Apple currently plans to allow sideloading of apps on its hardware products in order to comply with the EU’s Digital Markets Act, or DMA. (Note that this will only be possible in Europe, where the DMA applies.) But according to a new report from the Wall Street Journal, citing “people familiar with the company’s plans,” it’s going to do so in the way that is most beneficial to itself.
What that means in practice is that sideloaded apps will face many of the same rules and limitations as ones downloaded via the App Store. Apple will still levy a fee on paid-for downloads of such apps, for example, and intends to review them before they are allowed to go on sale.

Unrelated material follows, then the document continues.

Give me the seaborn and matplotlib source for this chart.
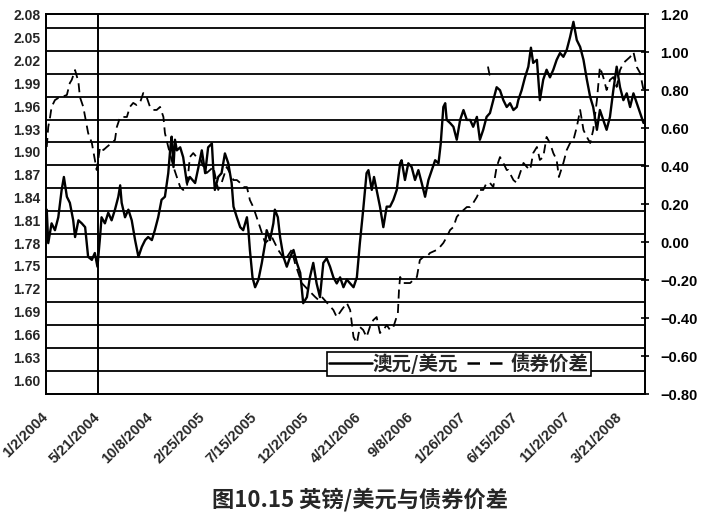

Sources do not specify a number for the revenue cut Apple intends to charge on sideloaded apps, but experience suggests it’s unlikely to be substantially lower than on the official App Store. When the company agreed to allow alternative payment systems for apps that are downloaded via the App Store, it announced that the fee would be dropped from the usual 30 percent… to 27 percent. After all, it’s in Apple’s interests to make sideloading as unappealing as possible, both for developers and consumers.
The deadline for compliance with DMA is March, so time is starting to run short. But the WSJ’s sources insist that Apple’s plans could yet change between now and that point. The company has yet to issue an official statement on how sideloading will work on iOS and other Apple platforms, nor has it presented its plans to the European Commission, which will need to review whether they meet regulatory requirements.
If Apple’s plans fail to win the EC’s approval, there could be significant consequences. The WSJ quotes antitrust czar Margrethe Vestager as saying that Europe “stands absolutely ready to do noncompliance cases.”